Woman’s strength, her power, is that she can refuse herself, can "not let herself be fucked". It is only a step from denying herself as an object of desire to denying the man the moment he advances his desire, to degrading him and blaming his sexual impulses, therefore his need for a woman: it is well known that "in every man there sleeps a pig". Today this reaction is being transferred into politics.

Some want to see "provocation" as the cause of rape, even to the extent of denying the reality of it and transforming it into that of female bad faith or the miniskirt. In contrast, others defend the right to dress as they please, as if dress and appearance did not have a social meaning.

Rape is not independent of female attitudes, even though the problem cannot be reduced to that of an immediate personal relationship between the victim and her aggressor. Just as those who are burgled are not necessarily those who possess and display most wealth. The attack is made on the weak points...

Women who are raped, or even chatted up, are not necessarily those who are most "sexy". At the extreme, "provocation" at the level of anonymous relationships can be seen as an expression of defiance and power to discourage those looking for an easy target and only have recourse to force because they themselves are unsure.

Men react to a frustrating situation and to a certain image of woman. This image corresponds less to a particular real woman than to provocatively eroticised representations of an omnipresent but inaccessable woman who is universally on offer through the commodity market. Representations which correspond to female aspirations and in turn remodel them. Relationships are contemplative because of their glamorous packaging as merchandise, as something consumable; but also because the direct correlation between people who are constantly near each other but meet on nothing and for nothing, tends to be reduced to one of images. It is not only a question of consumerism playing on narcissism and multiplying images of woman, it is also real women reduced to images, assimilated to the consumable in the multiplicity and anonymity of primarily visual relationships.

A whole female mode of behaviour is aimed at attracting the attention and desire of others without being able or having to openly affirm itself as need and appeal. This unconfessed and irresponsible behaviour goes as far as to be surprised by the consequences it can arouse, refusing to accept them as responses. Female seduction radiates in all directions, and only feels responsible for that which it recognises. It disdains some, but also sometimes resents those who were not aware they were being aimed at.

But this still doesn’t get to the root of the problem. Women will still claim that in dressing or behaving in such and such a way they are only trying to please themselves and to be beautiful with no intention of seducing. And in part this is true: their attitude is narcissistic. But this narcissism needs to be supported by someone else’s gaze and interest. They need to arouse desire in direct or disguised forms, but with precisely no intention of responding. It’s a matter of reassuring and valuing oneself while remaining inaccessible and conserving one’s innocence.

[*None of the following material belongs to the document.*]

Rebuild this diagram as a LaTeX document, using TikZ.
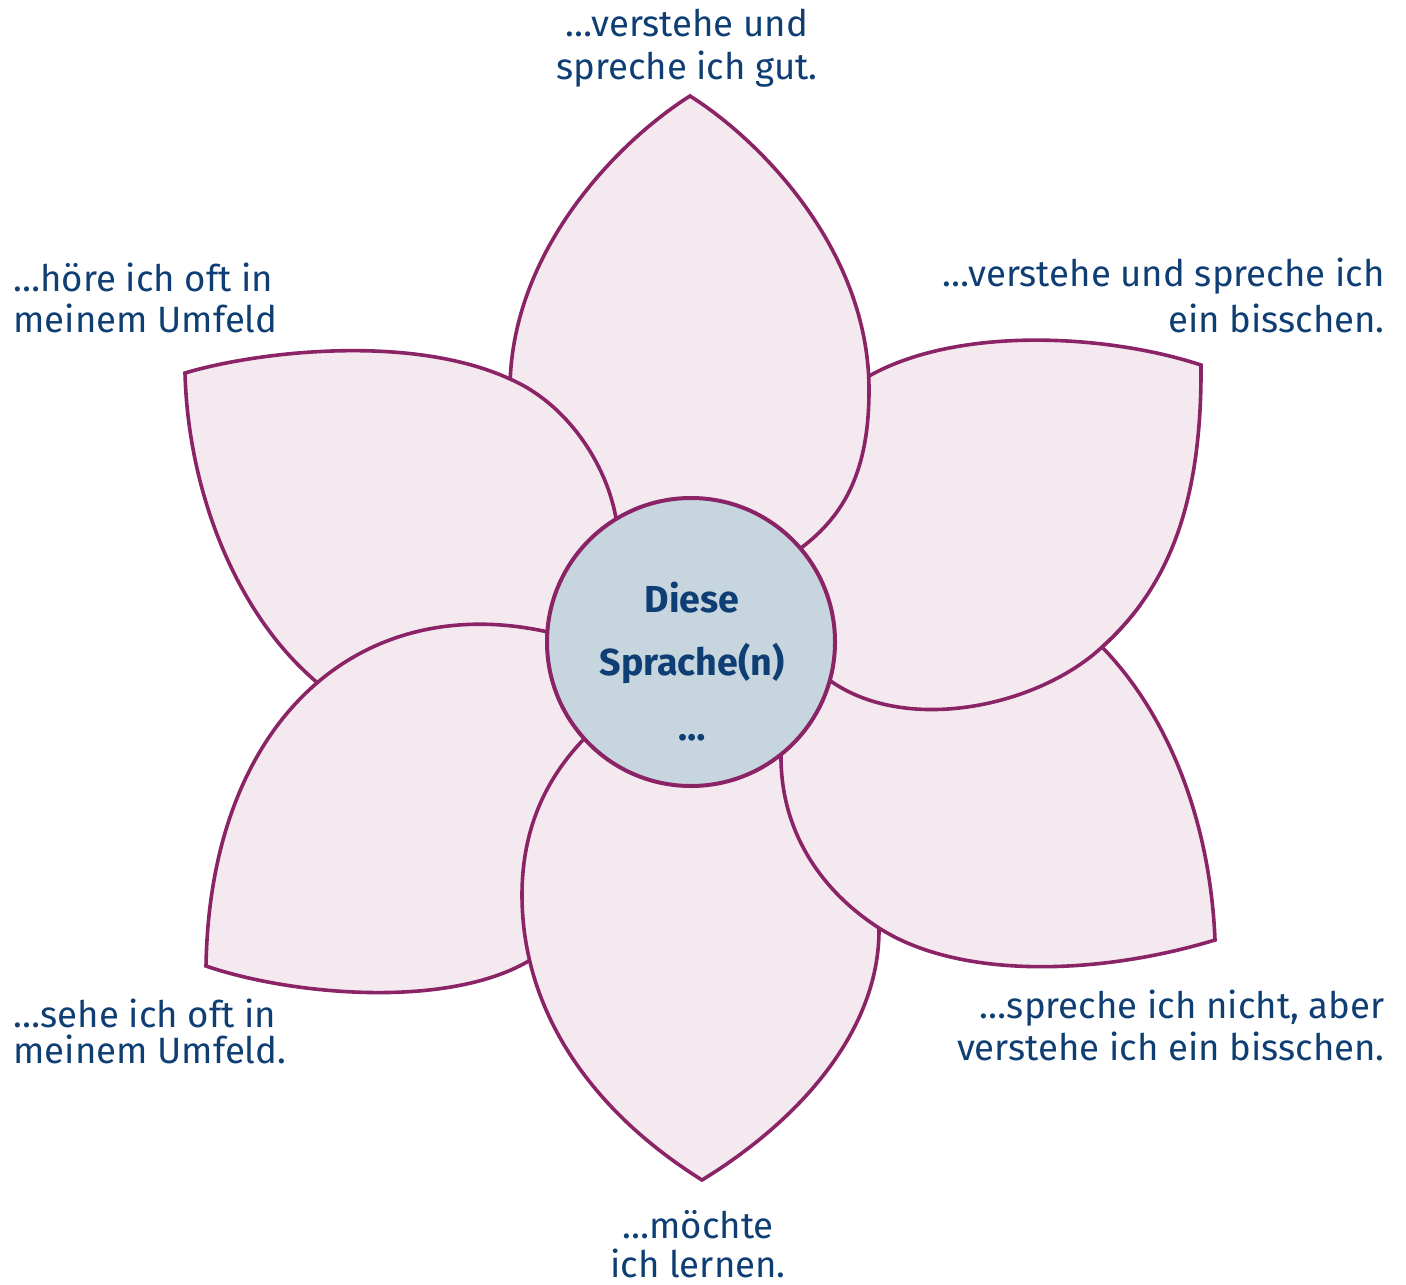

In this case provocation and seduction are not steps towards initiating a convergence of desires as they are often considered to be, but are an expression of suppression, an incapacity to desire openly and frankly, hence the indignation concerning advances made.

To have access to a woman a man must pay the price in sentimental rubbish, or just plain rubbish, which is as much a concession to her narcissism as to her need to be taken into consideration. This need for consideration is all the more fundamental as woman is undervalued as a person. It affirms itself as that of being taken into consideration as a woman in default of being esteemed as an individual.

 

 

 

[1] Apart from the last slogan, which means «Chatting up is rape», the others are word plays which are untranslateable: the first could be translated as «I'm fed up with rape» and the second as «Man's Earth, rape by night» but, if they ever had anything in the first place, they lose something in translation.